Case Studies
Blossoming Toronto
This project was actualized as two projects placed as a diptych series under the instruction of Gary Leroux for a second year YSDN Information Design course. With the takeaway subject of research being a comparative analysis of various geography based statistics between various neighbourhoods/districts in downtown Toronto, this series brings to light some of the concerns or issues that are posed on topics such as education level, poverty, income, and population within these researched areas. The districts chosen stem from the student's own personal experience living in those areas. Throughout her 4 years as a YSDN student, inhabiting and located within the crossover area of Kensington Market, Little Italy, and the Annex, and often visiting Little India (with a sibling habituated there) and Bloor West Village (representing Toronto's Ukrainian village, which is the birth place of the student) these areas posed as a great point of interest for analysis.

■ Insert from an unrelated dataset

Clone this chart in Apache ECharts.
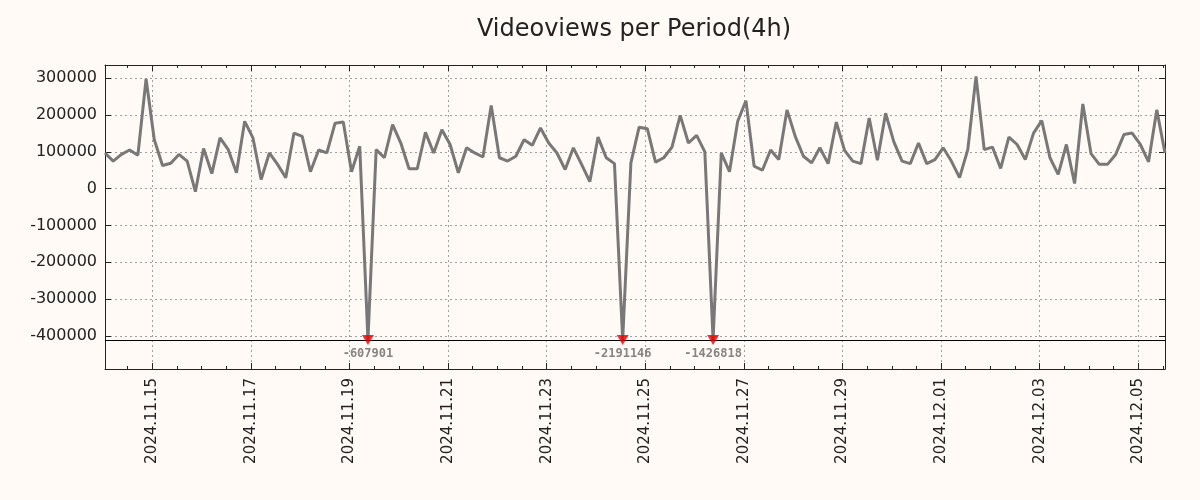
<!DOCTYPE html>
<html>
<head>
<meta charset="utf-8">
<script src="https://cdn.jsdelivr.net/npm/echarts@6/dist/echarts.min.js"></script>
<style>
  html, body { margin: 0; padding: 0; background: #fffaf6; }
  #chart { width: 1200px; height: 500px; }
</style>
</head>
<body>
<div id="chart"></div>
<script>
// views per 4h period, first period starts 2024-11-14 01:00
const views = [
  97000, 75000, 93000, 105000, 91000, 298000, 133000, 63000, 69000, 93000,
  75000, -8000, 109000, 41000, 138000, 106000, 43000, 183000, 138000, 25000,
  97000, 66000, 30000, 151000, 142000, 46000, 105000, 97000, 178000, 181000,
  46000, 115000, -607901, 106000, 84000, 174000, 124000, 54000, 54000, 153000,
  97000, 160000, 120000, 43000, 111000, 97000, 86000, 226000, 84000, 75000,
  88000, 133000, 118000, 165000, 124000, 97000, 52000, 111000, 66000, 19000,
  140000, 84000, 68000, -2191146, 70000, 167000, 163000, 72000, 84000, 113000,
  199000, 124000, 145000, 100000, -1426818, 97000, 46000, 183000, 239000, 61000,
  50000, 105000, 79000, 214000, 142000, 88000, 70000, 111000, 68000, 181000,
  104000, 75000, 68000, 192000, 77000, 205000, 127000, 75000, 68000, 124000,
  68000, 79000, 111000, 75000, 30000, 106000, 305000, 106000, 113000, 55000,
  140000, 120000, 79000, 151000, 185000, 84000, 39000, 120000, 14000, 230000,
  95000, 66000, 66000, 93000, 147000, 151000, 120000, 73000, 214000, 97000
];
const startTime = Date.UTC(2024, 10, 14, 1);
const periodMs = 4 * 3600 * 1000;
const xTickDays = ['2024-11-15', '2024-11-17', '2024-11-19', '2024-11-21', '2024-11-23', '2024-11-25',
  '2024-11-27', '2024-11-29', '2024-12-01', '2024-12-03', '2024-12-05'];
const yTicks = [-400000, -300000, -200000, -100000, 0, 100000, 200000, 300000];
const clipFloor = -411000; // values below are drawn at this line with a marker

const endTime = startTime + (views.length - 1) * periodMs;
const xTicks = xTickDays.map(d => Date.parse(d + 'T00:00:00Z'));
const minorTicks = [];
for (let t = xTicks[0] - 12 * 3600 * 1000; t <= endTime; t += 12 * 3600 * 1000) {
  if (t >= startTime) minorTicks.push(t);
}

const pad = n => (n < 10 ? '0' : '') + n;
const fmtDay = v => {
  const d = new Date(v);
  return d.getUTCFullYear() + '.' + pad(d.getUTCMonth() + 1) + '.' + pad(d.getUTCDate());
};

const lineData = views.map((v, i) => [startTime + i * periodMs, Math.max(v, clipFloor)]);
const clippedData = [];
views.forEach((v, i) => {
  if (v < clipFloor) clippedData.push([startTime + i * periodMs, clipFloor, v]);
});

const axisColor = '#222';
const gridLine = { show: true, lineStyle: { color: '#a0a0a0', type: [2, 3], width: 1 } };

const xCommon = {
  type: 'value',
  min: startTime,
  max: endTime,
  gridIndex: 0
};
const yCommon = {
  type: 'value',
  min: -490000,
  max: 336000
};

const myChart = echarts.init(document.getElementById('chart'));
myChart.setOption({
  animation: false,
  backgroundColor: '#fffaf6',
  graphic: [{
    type: 'text',
    x: 634,
    y: 30,
    style: {
      text: 'Videoviews per Period(4h)',
      textAlign: 'center',
      textVerticalAlign: 'middle',
      font: '24px "DejaVu Sans"',
      fill: '#222'
    }
  }],
  grid: { left: 105, right: 35, top: 65, bottom: 131 },
  xAxis: [
    Object.assign({}, xCommon, {
      position: 'bottom',
      axisLine: { show: true, onZero: false, lineStyle: { color: axisColor, width: 1 } },
      axisTick: { show: true, inside: true, length: 6, customValues: xTicks, lineStyle: { color: axisColor } },
      axisLabel: {
        customValues: xTicks, rotate: 90, formatter: fmtDay, margin: 9,
        fontSize: 15, fontFamily: 'DejaVu Sans', color: axisColor
      },
      splitLine: gridLine
    }),
    Object.assign({}, xCommon, {
      position: 'top',
      axisLine: { show: true, onZero: false, lineStyle: { color: axisColor, width: 1 } },
      axisTick: { show: true, inside: true, length: 6, customValues: xTicks, lineStyle: { color: axisColor } },
      axisLabel: { show: false },
      splitLine: { show: false }
    }),
    Object.assign({}, xCommon, {
      position: 'bottom',
      axisLine: { show: false, onZero: false },
      axisTick: { show: true, inside: true, length: 3, customValues: minorTicks, lineStyle: { color: axisColor } },
      axisLabel: { show: false },
      splitLine: { show: false }
    }),
    Object.assign({}, xCommon, {
      position: 'top',
      axisLine: { show: false, onZero: false },
      axisTick: { show: true, inside: true, length: 3, customValues: minorTicks, lineStyle: { color: axisColor } },
      axisLabel: { show: false },
      splitLine: { show: false }
    })
  ],
  yAxis: [
    Object.assign({}, yCommon, {
      position: 'left',
      axisLine: { show: true, onZero: false, lineStyle: { color: axisColor, width: 1 } },
      axisTick: { show: true, inside: true, length: 6, customValues: yTicks, lineStyle: { color: axisColor } },
      axisLabel: {
        customValues: yTicks, margin: 8, formatter: v => String(v),
        fontSize: 16, fontFamily: 'DejaVu Sans', color: axisColor
      },
      splitLine: gridLine
    }),
    Object.assign({}, yCommon, {
      position: 'right',
      axisLine: { show: true, onZero: false, lineStyle: { color: axisColor, width: 1 } },
      axisTick: { show: true, inside: true, length: 6, customValues: yTicks, lineStyle: { color: axisColor } },
      axisLabel: { show: false },
      splitLine: { show: false }
    })
  ],
  series: [
    {
      type: 'line',
      data: lineData,
      xAxisIndex: 0,
      yAxisIndex: 0,
      showSymbol: false,
      lineStyle: { color: '#787878', width: 3 },
      markLine: {
        silent: true,
        symbol: 'none',
        label: { show: false },
        lineStyle: { color: '#000', type: 'solid', width: 1 },
        data: [{ yAxis: clipFloor }]
      }
    },
    {
      type: 'scatter',
      data: clippedData,
      xAxisIndex: 0,
      yAxisIndex: 0,
      symbol: 'triangle',
      symbolRotate: 180,
      symbolSize: [12, 10],
      itemStyle: { color: '#ee0000' },
      z: 5,
      label: {
        show: true,
        position: 'bottom',
        distance: 3,
        formatter: p => String(p.data[2]),
        fontFamily: 'DejaVu Sans Mono',
        fontWeight: 'bold',
        fontSize: 12,
        color: '#666666'
      }
    }
  ]
});
</script>
</body>
</html>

Stringing Cultures Together
This project, “Stringing Cultures Together: Through Music” was created in a third-year university course under the guidance of Professor Zab Hobart, instructing concepts in information design from a narrative perspective. It is comprised of two parts, one static/print and one interactive/digital: an illustrative information design brochure and a UX/UI design-based smartphone application. Both parts of the project incorporate intense colour contrasts and complimentary hues to achieve an exciting, visually pleasing, and informative set of illustrations through which the user is guided by a thoroughly researched series of educational stories about the many histories and cultural uses of guitar. The above video, which is a visual representation and prototype of the interactive element of this project, works through a simple navigation system which allows the user to navigate through the data portrayed in this project across various categories of content. In additon to shared illustrative work and typgraphy within both print-based and interactive components of the project, the interactive application also effectively uses count in order to relate to the user through a modern perspective.

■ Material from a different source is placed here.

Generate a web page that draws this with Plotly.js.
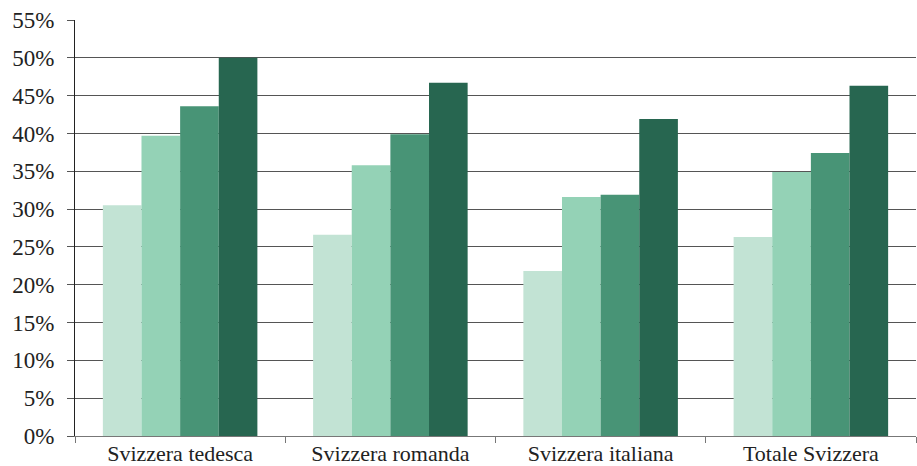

Progressing to the 16 panel brochure element of this two part project, the image above displays the opening and closing covers which the user interacts with first. The 16 panels fold into a handheld printed document, with the left compnent representing the front cover, and the right component representing the back cover. The covers are visually compelling, portraying a title, author/designer's name, and a sponsor, using various elements, such as contrast of hues, use of the gradient styles, and silhouetted graphics which are intended to guide the user through the rest of the work, both horizontally and vertically, when opened.
The Pessimist Magazine
"The Pessimist" is an magazine project completed in the third year of this student's YSDN degree in a course on editorial design at Sheridan College, under the instruction of Adam Rallo. The magaine contains three features as well as various advertisment content, a letter to the editor, and two alternate covers. This image displays the first feature, which is an article, pessimistic in tone, that lists the 6 downfalls of being one of those special snowflakes that hates everything popular, which is primarily the audience for the magazine. Using dark graphics and imagery, straight-edge typographical choices, and with the tone resembling tech, this project starts off in a negative tone, matching the intended mood and audience.